Unknown Shores The House of Memory : João Pedro Viegas Silvia Corda Adriano Orrù Guests : Carlos Zingaro et Helena Espvall Fundacja Sluchaj FSR 14/2023
https://sluchaj.bandcamp.com/album/the-house-of-memory
Aventure sardo-lusitanienne avec le trio Unknown Shores, un nom de groupe qui est parfait vu la situation géographique et des paysages de leurs pays respectifs et qu’on explore l’inconnu ou une forme de surprise collective en improvisant.
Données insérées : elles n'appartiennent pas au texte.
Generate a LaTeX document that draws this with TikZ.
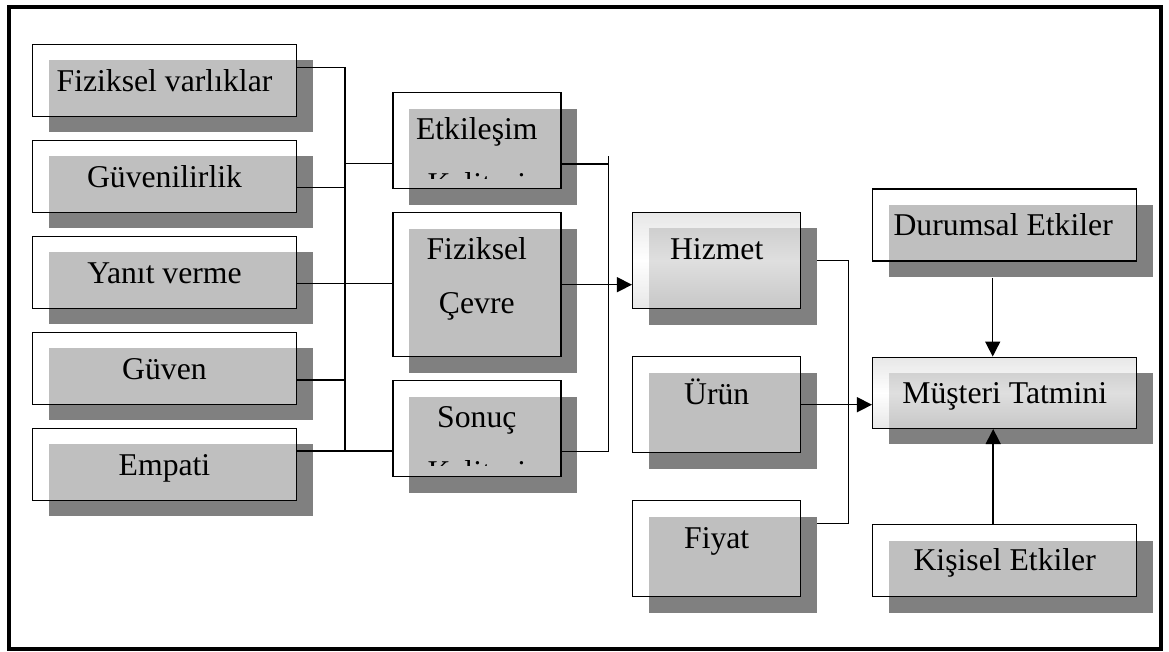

Le clarinettiste basse portugais João Pedro Viegas la pianiste sarde Silvia Corda et le bassiste Adriano Orrù forme un trio de chambre improvisé qui a déjà sa petite histoire. En effet, le trio avait déjà enregistré Unknown Shores en compagnie du clarinettiste Luis Rocha pour le label Amirani de leur ami Gianni Mimmo, avec qui d’ailleurs Corda et Orrù ont enregistré deux albums, Clairvoyance et Transient, deux merveilles publiées sur le même label. Comme invités, le violoniste vétéran Carlos Zingaro Alves et la violoncelliste Helena Espvall, lesquels renforcent cette identité chambriste et l’amplifient. Après un bref Prélude de 1 :08, le quintet égrènent et développent huit improvisations « miniatures » entre les deux – trois minutes et les cinq – six minutes. L’environnement inspiré des trois cordistes qui se relaient inlassablement dans de subtiles métamorphoses instantanées créent un univers sonore diversifié alimenté par le toucher distingué et la science harmonique de la pianiste Silvia Corda. Le contrebassiste, Adriano Orrù cultive des soubassements tactiles alors que le violoniste, Carlos Zingaro, fait tournoyer son archet en étirant les sons et que la violoncelliste Helena Espvall grapille des notes pulsées du bout de doigts crochus et sautillants. Le quintet a un malin plaisir en transformant constamment le paysage, créant événements sonores, vibrations méditatives, portamentos élégiaques, glissandi mystérieux, oscillant entre lyrisme et expression d’avant-garde contemporaine. La clarinette basse de João Pedro Viegas oscille subtilement entre chacune des cordes sans « jouer au soliste » par-dessus l’orchestre, ce qui serait le comble du mauvais goût dans un véritable collectif aussi « démocratique » , imbriqué et focalisé sur l’écoute mutuelle et la construction coopérative instantanée, la partition de chacun se trouvant dans les sons des quatre autres musiciennes/ musiciens. Chaque pièce contient son identité propre, une expression typée, des contrastes un message à méditer, le tout offrant un vrai plaisir d’écoute apaisé jusqu’à l’Épilogue final.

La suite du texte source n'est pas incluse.